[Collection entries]

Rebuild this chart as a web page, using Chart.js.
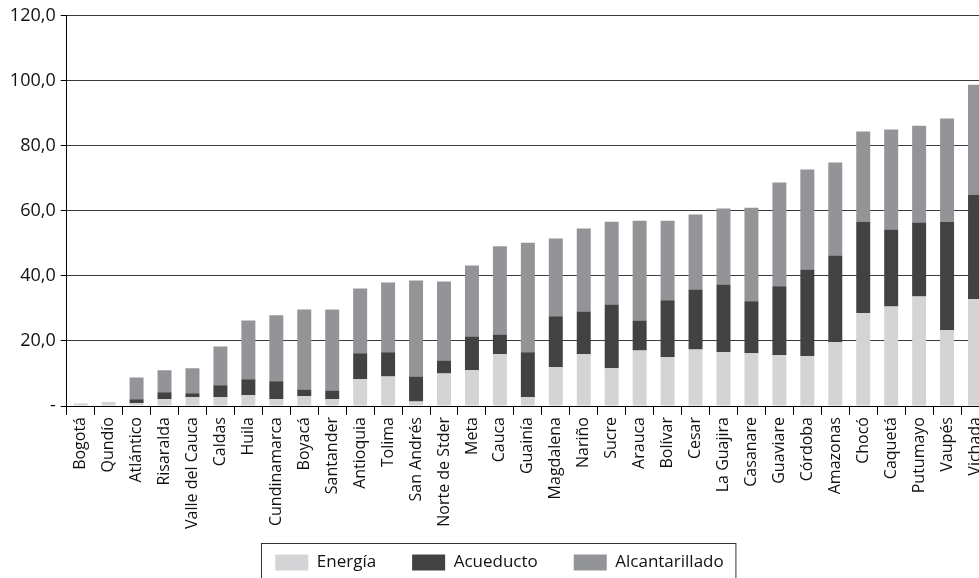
<!DOCTYPE html>
<html>
<head>
<meta charset="utf-8">
<script src="https://cdn.jsdelivr.net/npm/chart.js@4/dist/chart.umd.min.js"></script>
<style>
  html, body { margin: 0; padding: 0; background: #fff; overflow: hidden; }
  #wrap { width: 979px; height: 578px; overflow: hidden; }
</style>
</head>
<body>
<div id="wrap"><canvas id="chart" width="999" height="600"></canvas></div>
<script>
const categories = ['Bogotá', 'Qundío', 'Atlántico', 'Risaralda', 'Valle del Cauca', 'Caldas', 'Huila',
    'Cundinamarca', 'Boyacá', 'Santander', 'Antioquia', 'Tolima', 'San Andrés', 'Norte de Stder', 'Meta',
    'Cauca', 'Guainía', 'Magdalena', 'Nariño', 'Sucre', 'Arauca', 'Bolívar', 'Cesar', 'La Guajira',
    'Casanare', 'Guaviare', 'Córdoba', 'Amazonas', 'Chocó', 'Caquetá', 'Putumayo', 'Vaupés', 'Vichada'];

const energia = [0.8, 1.2, 0.9, 2.1, 2.7, 2.7, 3.3, 2.1, 3.0, 2.1, 8.2, 9.1, 1.4, 10.0, 11.0, 15.9, 2.7,
    11.9, 15.9, 11.6, 17.1, 15.1, 17.4, 16.5, 16.2, 15.6, 15.3, 19.6, 28.5, 30.6, 33.7, 23.3, 32.8];
const acueducto = [0, 0, 1.2, 2.1, 1.2, 3.7, 4.9, 5.5, 2.1, 2.7, 8.0, 7.4, 7.7, 4.0, 10.4, 6.1, 13.8,
    15.7, 13.2, 19.6, 9.2, 17.4, 18.4, 20.9, 16.0, 21.2, 26.7, 26.7, 28.2, 23.7, 22.7, 33.4, 32.2];
const alcantarillado = [0, 0, 6.7, 6.8, 7.7, 11.9, 18.1, 20.3, 24.6, 24.9, 19.9, 21.5, 29.5, 24.3, 21.8,
    27.1, 33.7, 23.9, 25.5, 25.5, 30.7, 24.5, 23.1, 23.3, 28.8, 31.9, 30.7, 28.6, 27.7, 30.7, 29.8, 31.7, 33.8];

const yMax = 120;
const yStep = 20;

// draws the frame round the legend, the bottom runs off the picture like the original
const legendFrame = {
    id: 'legendFrame',
    afterDraw(chart) {
        const boxes = chart.legend.legendHitBoxes;
        if (!boxes || !boxes.length) return;
        const last = boxes[boxes.length - 1];
        const left = boxes[0].left - 14;
        const right = last.left + last.width + 12;
        const top = boxes[0].top - 11;
        const ctx = chart.ctx;
        ctx.save();
        ctx.strokeStyle = '#333';
        ctx.lineWidth = 1;
        ctx.strokeRect(Math.round(left) + 0.5, Math.round(top) + 0.5, right - left, chart.height);
        ctx.restore();
    }
};

new Chart(document.getElementById('chart').getContext('2d'), {
    type: 'bar',
    data: {
        labels: categories,
        datasets: [
            { label: 'Energía', data: energia, backgroundColor: '#d4d4d6' },
            { label: 'Acueducto', data: acueducto, backgroundColor: '#424242' },
            { label: 'Alcantarillado', data: alcantarillado, backgroundColor: '#939497' }
        ]
    },
    options: {
        responsive: false,
        animation: false,
        devicePixelRatio: 1,
        datasets: { bar: { barPercentage: 0.5, categoryPercentage: 1.0 } },
        layout: { padding: { left: 10, right: 10, top: 15, bottom: 19 } },
        scales: {
            x: {
                stacked: true,
                afterFit: scale => {
                    scale.height = 112;
                    // labels are longer than the forced height, don't clip them
                    scale._computeLabelArea = () => undefined;
                },
                grid: { display: true, offset: true, drawOnChartArea: false, drawTicks: true,
                        tickLength: 9, color: '#000', tickColor: '#000' },
                border: { display: true, color: '#000', width: 1 },
                ticks: {
                    autoSkip: false, maxRotation: 90, minRotation: 90, padding: 2,
                    color: '#111', font: { family: 'Open Sans', size: 16 }
                }
            },
            y: {
                stacked: true,
                min: 0,
                max: yMax,
                afterFit: scale => { scale.width = 56.7; },
                grid: { color: '#3a3a3a', lineWidth: 1, drawTicks: true, tickLength: 6, tickColor: '#000' },
                border: { display: true, color: '#000', width: 1 },
                ticks: {
                    stepSize: yStep, padding: 5, color: '#111',
                    font: { family: 'Open Sans', size: 18 },
                    callback: v => v === 0 ? '-' : v.toFixed(1).replace('.', ',')
                }
            }
        },
        plugins: {
            tooltip: { enabled: false },
            legend: {
                display: true,
                position: 'bottom',
                labels: {
                    boxWidth: 33, boxHeight: 16, padding: 36, color: '#111',
                    font: { family: 'Open Sans', size: 17 }
                }
            }
        }
    },
    plugins: [legendFrame]
});
</script>
</body>
</html>
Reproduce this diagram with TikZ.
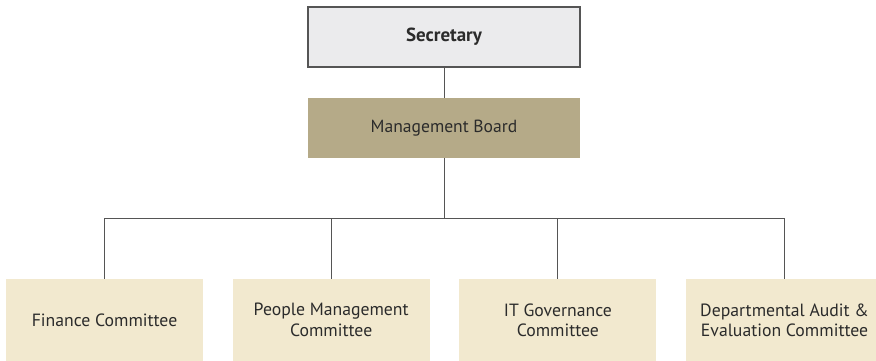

◆ Aim ◆
Copy the material shown above in full and exactly. Skip the pictures.

◆ Task output ◆
Rebuild this chart as a web page, using Chart.js.
<!DOCTYPE html>
<html>
<head>
<meta charset="utf-8">
<script src="https://cdn.jsdelivr.net/npm/chart.js@4/dist/chart.umd.min.js"></script>
<style>
  html, body { margin: 0; padding: 0; background: #fff; overflow: hidden; }
  #wrap { width: 979px; height: 578px; overflow: hidden; }
</style>
</head>
<body>
<div id="wrap"><canvas id="chart" width="999" height="600"></canvas></div>
<script>
const categories = ['Bogotá', 'Qundío', 'Atlántico', 'Risaralda', 'Valle del Cauca', 'Caldas', 'Huila',
    'Cundinamarca', 'Boyacá', 'Santander', 'Antioquia', 'Tolima', 'San Andrés', 'Norte de Stder', 'Meta',
    'Cauca', 'Guainía', 'Magdalena', 'Nariño', 'Sucre', 'Arauca', 'Bolívar', 'Cesar', 'La Guajira',
    'Casanare', 'Guaviare', 'Córdoba', 'Amazonas', 'Chocó', 'Caquetá', 'Putumayo', 'Vaupés', 'Vichada'];

const energia = [0.8, 1.2, 0.9, 2.1, 2.7, 2.7, 3.3, 2.1, 3.0, 2.1, 8.2, 9.1, 1.4, 10.0, 11.0, 15.9, 2.7,
    11.9, 15.9, 11.6, 17.1, 15.1, 17.4, 16.5, 16.2, 15.6, 15.3, 19.6, 28.5, 30.6, 33.7, 23.3, 32.8];
const acueducto = [0, 0, 1.2, 2.1, 1.2, 3.7, 4.9, 5.5, 2.1, 2.7, 8.0, 7.4, 7.7, 4.0, 10.4, 6.1, 13.8,
    15.7, 13.2, 19.6, 9.2, 17.4, 18.4, 20.9, 16.0, 21.2, 26.7, 26.7, 28.2, 23.7, 22.7, 33.4, 32.2];
const alcantarillado = [0, 0, 6.7, 6.8, 7.7, 11.9, 18.1, 20.3, 24.6, 24.9, 19.9, 21.5, 29.5, 24.3, 21.8,
    27.1, 33.7, 23.9, 25.5, 25.5, 30.7, 24.5, 23.1, 23.3, 28.8, 31.9, 30.7, 28.6, 27.7, 30.7, 29.8, 31.7, 33.8];

const yMax = 120;
const yStep = 20;

// draws the frame round the legend, the bottom runs off the picture like the original
const legendFrame = {
    id: 'legendFrame',
    afterDraw(chart) {
        const boxes = chart.legend.legendHitBoxes;
        if (!boxes || !boxes.length) return;
        const last = boxes[boxes.length - 1];
        const left = boxes[0].left - 14;
        const right = last.left + last.width + 12;
        const top = boxes[0].top - 11;
        const ctx = chart.ctx;
        ctx.save();
        ctx.strokeStyle = '#333';
        ctx.lineWidth = 1;
        ctx.strokeRect(Math.round(left) + 0.5, Math.round(top) + 0.5, right - left, chart.height);
        ctx.restore();
    }
};

new Chart(document.getElementById('chart').getContext('2d'), {
    type: 'bar',
    data: {
        labels: categories,
        datasets: [
            { label: 'Energía', data: energia, backgroundColor: '#d4d4d6' },
            { label: 'Acueducto', data: acueducto, backgroundColor: '#424242' },
            { label: 'Alcantarillado', data: alcantarillado, backgroundColor: '#939497' }
        ]
    },
    options: {
        responsive: false,
        animation: false,
        devicePixelRatio: 1,
        datasets: { bar: { barPercentage: 0.5, categoryPercentage: 1.0 } },
        layout: { padding: { left: 10, right: 10, top: 15, bottom: 19 } },
        scales: {
            x: {
                stacked: true,
                afterFit: scale => {
                    scale.height = 112;
                    // labels are longer than the forced height, don't clip them
                    scale._computeLabelArea = () => undefined;
                },
                grid: { display: true, offset: true, drawOnChartArea: false, drawTicks: true,
                        tickLength: 9, color: '#000', tickColor: '#000' },
                border: { display: true, color: '#000', width: 1 },
                ticks: {
                    autoSkip: false, maxRotation: 90, minRotation: 90, padding: 2,
                    color: '#111', font: { family: 'Open Sans', size: 16 }
                }
            },
            y: {
                stacked: true,
                min: 0,
                max: yMax,
                afterFit: scale => { scale.width = 56.7; },
                grid: { color: '#3a3a3a', lineWidth: 1, drawTicks: true, tickLength: 6, tickColor: '#000' },
                border: { display: true, color: '#000', width: 1 },
                ticks: {
                    stepSize: yStep, padding: 5, color: '#111',
                    font: { family: 'Open Sans', size: 18 },
                    callback: v => v === 0 ? '-' : v.toFixed(1).replace('.', ',')
                }
            }
        },
        plugins: {
            tooltip: { enabled: false },
            legend: {
                display: true,
                position: 'bottom',
                labels: {
                    boxWidth: 33, boxHeight: 16, padding: 36, color: '#111',
                    font: { family: 'Open Sans', size: 17 }
                }
            }
        }
    },
    plugins: [legendFrame]
});
</script>
</body>
</html>
Reproduce this diagram with TikZ.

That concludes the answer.